I'm not suggesting a web-based client can/should avoid sending the request multiple times. As you mentioned, this is largely unavoidable. However (and forgive me that I don't fully grasp how FundsTransfer and Account work in your example, as I haven't had the time to digest all the code), I had assumed the FundsTransfer was a back-end service that could indeed determine whether the message had been written to the datastore already, through some sort of idempotency mechanism. However, I can't quite think of one myself, and from what I'm gathering from you, this isn't something you'd strive to do anyway because "the laws of distributed systems already invalidate this approach". I suppose once I become more familiar with such laws, I may have fewer questions such as these! :-). For now, thanks for sharing the additional thoughts & comments, @ntl.

sbellware commented 4 years ago

@mimperatore Funds Transfer does subscribes to Account's events. It does this to find out whether it (Funds Transfer) can proceed with next steps in the Funds Transfer process.

For example, Funds Transfer requests that Account perform a withdrawal. Account will get around to it sooner or later, and when Account does process that transaction, Account writes a Withdrawn event to its own stream.

Funds Transfer consumes the Account streams in order to detect when Account has done some work that Funds Transfer might be interested in. Funds Transfer is definitely interested in when Account processes deposits and withdrawals because Funds Transfer is a multi-step process that instructs Account to do some work, and then waits on a response from Account before proceeding.

But it takes time for the withdrawal request to go from start to finish: Being sent from Funds Transfer, landing in Account's input queue, making it to the head of the queue, finally being processed, and resulting in a Withdrawn event being written to Account's streams.

Funds Transfer will only know that the withdrawal message has been processed once account has processed it and written a Withdrawn event.

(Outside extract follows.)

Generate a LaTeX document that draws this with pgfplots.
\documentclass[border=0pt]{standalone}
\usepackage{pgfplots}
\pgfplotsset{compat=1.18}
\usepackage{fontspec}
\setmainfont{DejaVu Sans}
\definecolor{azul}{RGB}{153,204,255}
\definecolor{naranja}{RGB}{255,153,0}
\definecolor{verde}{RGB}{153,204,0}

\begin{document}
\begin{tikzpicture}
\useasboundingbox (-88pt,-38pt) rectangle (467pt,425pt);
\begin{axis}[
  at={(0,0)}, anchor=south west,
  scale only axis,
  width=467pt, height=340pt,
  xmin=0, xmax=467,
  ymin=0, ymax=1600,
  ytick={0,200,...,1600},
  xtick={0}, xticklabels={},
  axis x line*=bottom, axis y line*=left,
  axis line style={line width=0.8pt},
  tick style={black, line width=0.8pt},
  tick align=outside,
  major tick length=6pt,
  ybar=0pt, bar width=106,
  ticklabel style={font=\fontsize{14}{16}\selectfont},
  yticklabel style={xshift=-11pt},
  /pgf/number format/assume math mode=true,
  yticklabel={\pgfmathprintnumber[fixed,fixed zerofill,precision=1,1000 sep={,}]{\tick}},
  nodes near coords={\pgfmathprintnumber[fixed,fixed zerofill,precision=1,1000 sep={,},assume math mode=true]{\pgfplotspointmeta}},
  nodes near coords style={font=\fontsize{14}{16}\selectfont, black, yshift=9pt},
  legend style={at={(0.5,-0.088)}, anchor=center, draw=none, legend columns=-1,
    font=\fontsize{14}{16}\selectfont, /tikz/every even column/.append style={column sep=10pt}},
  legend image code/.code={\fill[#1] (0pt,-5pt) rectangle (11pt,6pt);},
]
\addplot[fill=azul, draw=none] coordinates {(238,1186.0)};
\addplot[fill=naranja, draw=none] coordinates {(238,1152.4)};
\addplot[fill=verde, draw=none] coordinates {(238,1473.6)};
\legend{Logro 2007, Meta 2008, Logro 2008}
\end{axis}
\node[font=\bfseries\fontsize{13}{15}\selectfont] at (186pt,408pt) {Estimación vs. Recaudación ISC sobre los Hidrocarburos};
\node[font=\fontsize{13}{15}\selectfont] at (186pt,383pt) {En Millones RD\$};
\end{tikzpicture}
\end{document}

During the time that the withdrawal request is waiting in line in Account's input queue, the Funds Transfer component could restart. When it restarts, it reprocesses some number of messages in its own input queue. Some of those messages include instructions to start a funds transfer process. And each funds transfer process begins with sending a withdrawal request to Account.

Funds Transfer will not re-send withdrawal requests to Account for withdrawals that Account has already processed. But there are withdrawal requests in Account's queue that:

1-) Have already been send to Account 2-) Are already in Account's input queue 3-) But have not been processed by Account yet

For those messages that are still in Account's input queue and are awaiting processing, Funds Transfer has no idea whether it itself has sent the requests to Account. And therefor, Funds Transfer has no choice but to send the withdrawal request again.

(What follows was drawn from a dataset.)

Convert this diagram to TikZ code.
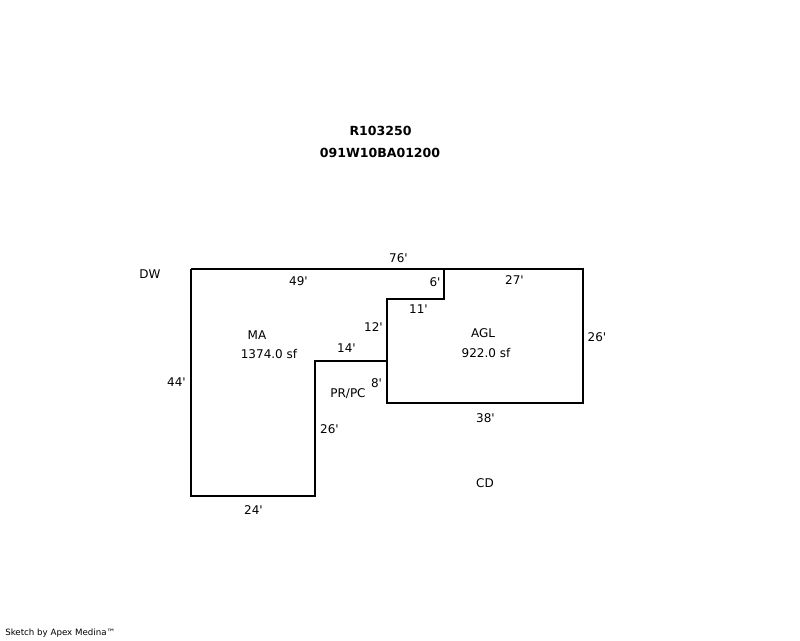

Funds Transfer doesn't know if it's the first time it has sent the withdrawal request to Account, or the tenth time it has sent the request to Account. And Funds Transfer can't know. The only means that Funds Transfer has to determine whether Account has already processed a withdrawal request is when Account has completed processing the request and has committed a Withdrawn event to disk. But in the mean time, while messages are in-process, there's no way to know.

sbellware commented 4 years ago

PS: This pattern will exist in any system where two components are coordinating on some work. It's not just a side effect specifically of the Funds Transfer and Account coordination. It's just a common property of message-based, distributed systems.